**Data rows**
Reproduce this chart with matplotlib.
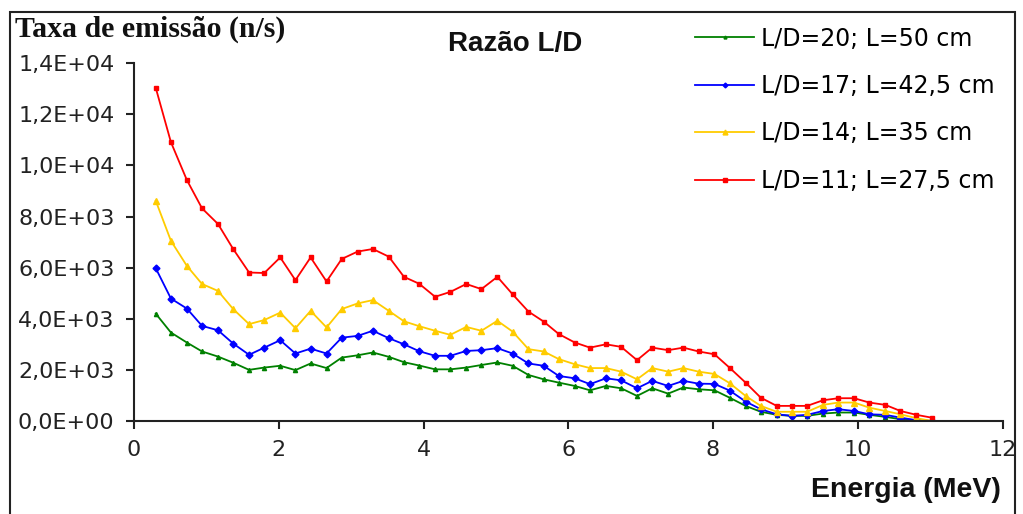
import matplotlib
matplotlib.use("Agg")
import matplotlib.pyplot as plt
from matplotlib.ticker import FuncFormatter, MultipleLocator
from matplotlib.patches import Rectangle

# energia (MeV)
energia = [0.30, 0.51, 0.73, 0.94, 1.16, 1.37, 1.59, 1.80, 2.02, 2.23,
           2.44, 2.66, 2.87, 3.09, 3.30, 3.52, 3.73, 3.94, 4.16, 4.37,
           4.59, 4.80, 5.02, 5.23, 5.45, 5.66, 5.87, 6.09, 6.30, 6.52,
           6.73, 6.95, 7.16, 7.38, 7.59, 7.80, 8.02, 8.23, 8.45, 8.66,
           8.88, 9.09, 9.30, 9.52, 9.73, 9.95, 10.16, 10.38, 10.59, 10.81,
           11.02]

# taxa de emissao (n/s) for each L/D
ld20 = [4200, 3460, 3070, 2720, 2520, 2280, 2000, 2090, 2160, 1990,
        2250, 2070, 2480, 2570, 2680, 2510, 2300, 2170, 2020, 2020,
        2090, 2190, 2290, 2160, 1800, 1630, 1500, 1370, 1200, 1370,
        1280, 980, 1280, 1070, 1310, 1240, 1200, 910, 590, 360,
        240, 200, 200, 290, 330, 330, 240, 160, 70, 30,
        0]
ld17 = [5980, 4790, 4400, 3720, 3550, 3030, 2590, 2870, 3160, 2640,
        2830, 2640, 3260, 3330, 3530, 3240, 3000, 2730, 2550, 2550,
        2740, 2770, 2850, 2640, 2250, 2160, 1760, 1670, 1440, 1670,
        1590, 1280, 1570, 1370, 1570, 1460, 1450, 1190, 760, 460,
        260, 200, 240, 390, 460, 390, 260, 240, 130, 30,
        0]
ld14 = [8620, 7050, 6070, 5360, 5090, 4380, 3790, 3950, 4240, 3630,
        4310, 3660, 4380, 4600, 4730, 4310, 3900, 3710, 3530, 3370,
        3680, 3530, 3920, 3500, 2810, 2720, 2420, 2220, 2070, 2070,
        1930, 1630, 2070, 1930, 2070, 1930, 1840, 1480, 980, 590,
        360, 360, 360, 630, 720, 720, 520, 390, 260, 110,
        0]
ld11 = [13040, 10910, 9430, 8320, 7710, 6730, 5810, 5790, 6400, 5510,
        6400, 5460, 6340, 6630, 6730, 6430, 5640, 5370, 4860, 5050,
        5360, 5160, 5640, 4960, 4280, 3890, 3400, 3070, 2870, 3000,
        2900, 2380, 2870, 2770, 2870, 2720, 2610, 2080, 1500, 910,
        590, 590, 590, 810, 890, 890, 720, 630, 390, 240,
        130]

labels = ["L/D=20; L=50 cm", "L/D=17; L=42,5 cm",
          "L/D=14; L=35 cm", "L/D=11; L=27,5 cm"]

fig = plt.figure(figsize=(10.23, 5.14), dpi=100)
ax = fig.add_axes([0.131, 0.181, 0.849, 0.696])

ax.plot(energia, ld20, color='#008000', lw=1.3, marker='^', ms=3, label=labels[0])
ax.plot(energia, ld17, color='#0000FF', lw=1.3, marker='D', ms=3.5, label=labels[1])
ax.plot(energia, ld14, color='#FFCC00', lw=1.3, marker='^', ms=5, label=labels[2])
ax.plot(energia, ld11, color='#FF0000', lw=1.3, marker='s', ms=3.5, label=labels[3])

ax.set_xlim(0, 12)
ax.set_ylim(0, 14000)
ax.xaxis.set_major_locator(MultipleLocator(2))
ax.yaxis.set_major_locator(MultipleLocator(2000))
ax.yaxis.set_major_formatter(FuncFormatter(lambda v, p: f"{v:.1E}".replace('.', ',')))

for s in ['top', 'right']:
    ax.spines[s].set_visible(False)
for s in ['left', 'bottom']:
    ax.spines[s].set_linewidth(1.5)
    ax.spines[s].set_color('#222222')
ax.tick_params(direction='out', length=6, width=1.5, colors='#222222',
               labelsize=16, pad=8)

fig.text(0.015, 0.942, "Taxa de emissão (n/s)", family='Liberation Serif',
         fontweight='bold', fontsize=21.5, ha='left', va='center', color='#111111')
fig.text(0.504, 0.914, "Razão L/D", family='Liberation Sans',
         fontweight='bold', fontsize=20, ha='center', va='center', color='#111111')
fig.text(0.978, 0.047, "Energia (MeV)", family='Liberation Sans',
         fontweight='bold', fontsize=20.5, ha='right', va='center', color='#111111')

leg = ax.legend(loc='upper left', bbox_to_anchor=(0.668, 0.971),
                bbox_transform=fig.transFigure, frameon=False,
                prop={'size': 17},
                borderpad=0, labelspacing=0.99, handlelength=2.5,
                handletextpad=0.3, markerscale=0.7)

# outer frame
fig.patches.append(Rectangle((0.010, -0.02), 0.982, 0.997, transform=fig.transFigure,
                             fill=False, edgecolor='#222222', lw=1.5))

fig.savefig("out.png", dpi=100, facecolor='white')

==

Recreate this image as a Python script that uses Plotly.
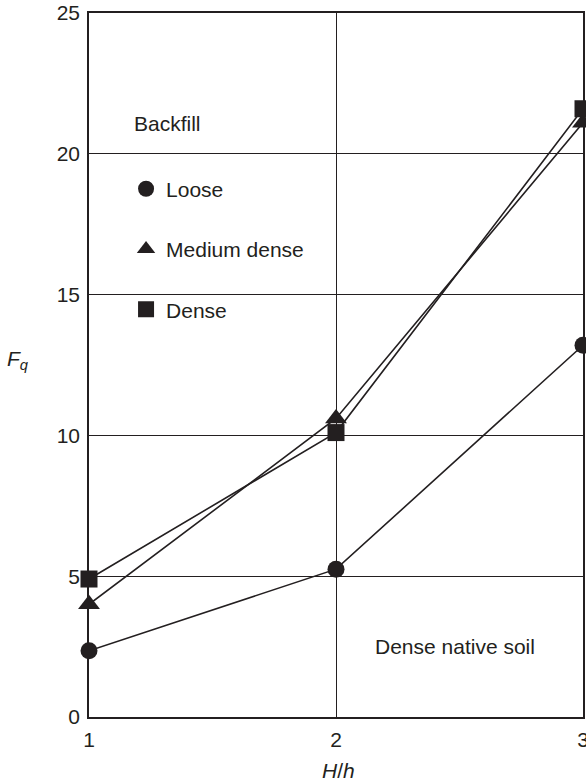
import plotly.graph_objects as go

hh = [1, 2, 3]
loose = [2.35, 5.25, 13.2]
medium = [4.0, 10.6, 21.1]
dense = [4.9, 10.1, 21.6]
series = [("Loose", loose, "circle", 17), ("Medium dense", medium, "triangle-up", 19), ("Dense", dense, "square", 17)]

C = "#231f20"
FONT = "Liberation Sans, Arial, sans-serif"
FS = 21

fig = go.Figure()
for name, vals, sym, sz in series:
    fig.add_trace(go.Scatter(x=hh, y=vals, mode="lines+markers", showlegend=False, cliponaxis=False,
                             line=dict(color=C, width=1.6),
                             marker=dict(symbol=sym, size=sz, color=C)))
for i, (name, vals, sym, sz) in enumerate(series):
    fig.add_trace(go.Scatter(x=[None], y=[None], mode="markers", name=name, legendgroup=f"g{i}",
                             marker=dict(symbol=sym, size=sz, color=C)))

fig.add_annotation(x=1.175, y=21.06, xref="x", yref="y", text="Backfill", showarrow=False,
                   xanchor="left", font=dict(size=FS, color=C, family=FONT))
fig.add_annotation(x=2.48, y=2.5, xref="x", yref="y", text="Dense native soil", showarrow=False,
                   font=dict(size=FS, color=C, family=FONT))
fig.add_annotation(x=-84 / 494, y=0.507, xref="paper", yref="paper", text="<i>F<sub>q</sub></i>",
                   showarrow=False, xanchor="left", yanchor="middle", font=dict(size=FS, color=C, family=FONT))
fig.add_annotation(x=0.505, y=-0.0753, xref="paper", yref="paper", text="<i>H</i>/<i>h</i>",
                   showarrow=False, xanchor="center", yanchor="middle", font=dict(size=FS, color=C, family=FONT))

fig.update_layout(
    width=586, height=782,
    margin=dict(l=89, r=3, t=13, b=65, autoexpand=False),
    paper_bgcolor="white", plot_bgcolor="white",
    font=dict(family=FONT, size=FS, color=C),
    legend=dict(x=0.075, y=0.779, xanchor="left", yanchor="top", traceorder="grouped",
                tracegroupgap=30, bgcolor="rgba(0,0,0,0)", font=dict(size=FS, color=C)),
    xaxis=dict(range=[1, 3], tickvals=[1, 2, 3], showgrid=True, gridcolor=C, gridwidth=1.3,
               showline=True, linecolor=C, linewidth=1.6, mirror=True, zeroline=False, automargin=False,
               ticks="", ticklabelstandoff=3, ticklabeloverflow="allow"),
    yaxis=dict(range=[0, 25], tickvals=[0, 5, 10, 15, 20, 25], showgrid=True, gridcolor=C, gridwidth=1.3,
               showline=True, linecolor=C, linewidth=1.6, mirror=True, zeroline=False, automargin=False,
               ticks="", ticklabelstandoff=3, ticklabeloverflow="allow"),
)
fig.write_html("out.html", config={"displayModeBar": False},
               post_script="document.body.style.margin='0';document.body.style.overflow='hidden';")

**What you need to do**
Start with the line that includes "Reproduce this chart with matplotlib." and finish with the line that includes "from matplotlib.patches import Rectangle": reproduce those lines exactly, nothing before or after, and omit any pictures.

**The reply**
Reproduce this chart with matplotlib.
import matplotlib
matplotlib.use("Agg")
import matplotlib.pyplot as plt
from matplotlib.ticker import FuncFormatter, MultipleLocator
from matplotlib.patches import Rectangle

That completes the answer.